• _Exercise goal_: Return the data exactly, with all pictures removed.

• _Information supplied_:
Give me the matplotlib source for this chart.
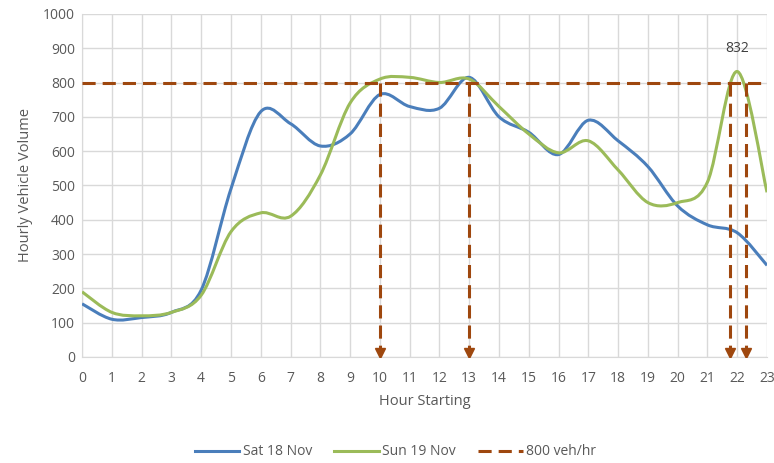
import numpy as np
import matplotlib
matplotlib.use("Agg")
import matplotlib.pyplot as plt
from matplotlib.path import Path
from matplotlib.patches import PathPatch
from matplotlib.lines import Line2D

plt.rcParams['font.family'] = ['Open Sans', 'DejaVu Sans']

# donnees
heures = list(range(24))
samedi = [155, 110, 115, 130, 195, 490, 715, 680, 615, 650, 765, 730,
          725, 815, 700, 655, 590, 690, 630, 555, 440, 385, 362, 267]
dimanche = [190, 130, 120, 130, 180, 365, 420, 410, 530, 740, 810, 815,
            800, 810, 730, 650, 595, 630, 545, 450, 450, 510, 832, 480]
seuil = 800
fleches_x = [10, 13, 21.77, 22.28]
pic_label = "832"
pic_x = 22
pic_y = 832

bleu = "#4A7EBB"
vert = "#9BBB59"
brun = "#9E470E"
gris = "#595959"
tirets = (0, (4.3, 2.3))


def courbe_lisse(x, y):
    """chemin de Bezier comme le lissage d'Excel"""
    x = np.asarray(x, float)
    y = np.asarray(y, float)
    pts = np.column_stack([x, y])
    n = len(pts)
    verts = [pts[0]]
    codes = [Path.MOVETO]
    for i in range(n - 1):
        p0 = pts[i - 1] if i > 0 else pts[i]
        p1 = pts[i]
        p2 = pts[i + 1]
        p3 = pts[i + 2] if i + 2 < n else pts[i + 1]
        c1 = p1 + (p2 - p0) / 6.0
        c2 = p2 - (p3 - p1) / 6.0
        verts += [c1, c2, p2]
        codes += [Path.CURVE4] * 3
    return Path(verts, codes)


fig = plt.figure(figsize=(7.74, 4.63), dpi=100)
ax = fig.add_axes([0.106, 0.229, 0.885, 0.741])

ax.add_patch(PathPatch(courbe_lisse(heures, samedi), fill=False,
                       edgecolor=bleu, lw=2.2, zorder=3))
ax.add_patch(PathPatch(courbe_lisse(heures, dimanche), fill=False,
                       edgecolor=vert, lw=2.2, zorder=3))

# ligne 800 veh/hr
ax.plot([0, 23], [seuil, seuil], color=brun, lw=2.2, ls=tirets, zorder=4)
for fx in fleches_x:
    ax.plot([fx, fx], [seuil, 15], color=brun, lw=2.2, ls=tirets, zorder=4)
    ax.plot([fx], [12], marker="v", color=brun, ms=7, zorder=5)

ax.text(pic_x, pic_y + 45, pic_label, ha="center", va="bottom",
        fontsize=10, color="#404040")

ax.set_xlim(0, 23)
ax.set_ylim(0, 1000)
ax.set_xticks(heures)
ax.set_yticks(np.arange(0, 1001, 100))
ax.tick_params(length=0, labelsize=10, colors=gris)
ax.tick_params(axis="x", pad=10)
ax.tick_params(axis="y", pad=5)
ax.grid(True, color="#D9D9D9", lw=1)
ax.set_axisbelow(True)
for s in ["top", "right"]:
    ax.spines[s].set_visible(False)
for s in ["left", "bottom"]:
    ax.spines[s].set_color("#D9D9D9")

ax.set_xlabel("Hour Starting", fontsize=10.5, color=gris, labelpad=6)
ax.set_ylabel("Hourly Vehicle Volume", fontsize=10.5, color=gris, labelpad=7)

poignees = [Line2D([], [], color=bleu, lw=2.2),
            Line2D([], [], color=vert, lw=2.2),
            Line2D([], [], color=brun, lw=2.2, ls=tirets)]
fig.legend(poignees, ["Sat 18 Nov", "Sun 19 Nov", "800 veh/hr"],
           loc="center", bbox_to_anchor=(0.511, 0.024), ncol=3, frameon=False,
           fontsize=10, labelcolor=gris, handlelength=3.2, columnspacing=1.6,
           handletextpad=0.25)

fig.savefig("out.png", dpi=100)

• _Worked solution_:
Give me the matplotlib source for this chart.
import numpy as np
import matplotlib
matplotlib.use("Agg")
import matplotlib.pyplot as plt
from matplotlib.path import Path
from matplotlib.patches import PathPatch
from matplotlib.lines import Line2D

plt.rcParams['font.family'] = ['Open Sans', 'DejaVu Sans']

# donnees
heures = list(range(24))
samedi = [155, 110, 115, 130, 195, 490, 715, 680, 615, 650, 765, 730,
          725, 815, 700, 655, 590, 690, 630, 555, 440, 385, 362, 267]
dimanche = [190, 130, 120, 130, 180, 365, 420, 410, 530, 740, 810, 815,
            800, 810, 730, 650, 595, 630, 545, 450, 450, 510, 832, 480]
seuil = 800
fleches_x = [10, 13, 21.77, 22.28]
pic_label = "832"
pic_x = 22
pic_y = 832

bleu = "#4A7EBB"
vert = "#9BBB59"
brun = "#9E470E"
gris = "#595959"
tirets = (0, (4.3, 2.3))


def courbe_lisse(x, y):
    """chemin de Bezier comme le lissage d'Excel"""
    x = np.asarray(x, float)
    y = np.asarray(y, float)
    pts = np.column_stack([x, y])
    n = len(pts)
    verts = [pts[0]]
    codes = [Path.MOVETO]
    for i in range(n - 1):
        p0 = pts[i - 1] if i > 0 else pts[i]
        p1 = pts[i]
        p2 = pts[i + 1]
        p3 = pts[i + 2] if i + 2 < n else pts[i + 1]
        c1 = p1 + (p2 - p0) / 6.0
        c2 = p2 - (p3 - p1) / 6.0
        verts += [c1, c2, p2]
        codes += [Path.CURVE4] * 3
    return Path(verts, codes)


fig = plt.figure(figsize=(7.74, 4.63), dpi=100)
ax = fig.add_axes([0.106, 0.229, 0.885, 0.741])

ax.add_patch(PathPatch(courbe_lisse(heures, samedi), fill=False,
                       edgecolor=bleu, lw=2.2, zorder=3))
ax.add_patch(PathPatch(courbe_lisse(heures, dimanche), fill=False,
                       edgecolor=vert, lw=2.2, zorder=3))

# ligne 800 veh/hr
ax.plot([0, 23], [seuil, seuil], color=brun, lw=2.2, ls=tirets, zorder=4)
for fx in fleches_x:
    ax.plot([fx, fx], [seuil, 15], color=brun, lw=2.2, ls=tirets, zorder=4)
    ax.plot([fx], [12], marker="v", color=brun, ms=7, zorder=5)

ax.text(pic_x, pic_y + 45, pic_label, ha="center", va="bottom",
        fontsize=10, color="#404040")

ax.set_xlim(0, 23)
ax.set_ylim(0, 1000)
ax.set_xticks(heures)
ax.set_yticks(np.arange(0, 1001, 100))
ax.tick_params(length=0, labelsize=10, colors=gris)
ax.tick_params(axis="x", pad=10)
ax.tick_params(axis="y", pad=5)
ax.grid(True, color="#D9D9D9", lw=1)
ax.set_axisbelow(True)
for s in ["top", "right"]:
    ax.spines[s].set_visible(False)
for s in ["left", "bottom"]:
    ax.spines[s].set_color("#D9D9D9")

ax.set_xlabel("Hour Starting", fontsize=10.5, color=gris, labelpad=6)
ax.set_ylabel("Hourly Vehicle Volume", fontsize=10.5, color=gris, labelpad=7)

poignees = [Line2D([], [], color=bleu, lw=2.2),
            Line2D([], [], color=vert, lw=2.2),
            Line2D([], [], color=brun, lw=2.2, ls=tirets)]
fig.legend(poignees, ["Sat 18 Nov", "Sun 19 Nov", "800 veh/hr"],
           loc="center", bbox_to_anchor=(0.511, 0.024), ncol=3, frameon=False,
           fontsize=10, labelcolor=gris, handlelength=3.2, columnspacing=1.6,
           handletextpad=0.25)

fig.savefig("out.png", dpi=100)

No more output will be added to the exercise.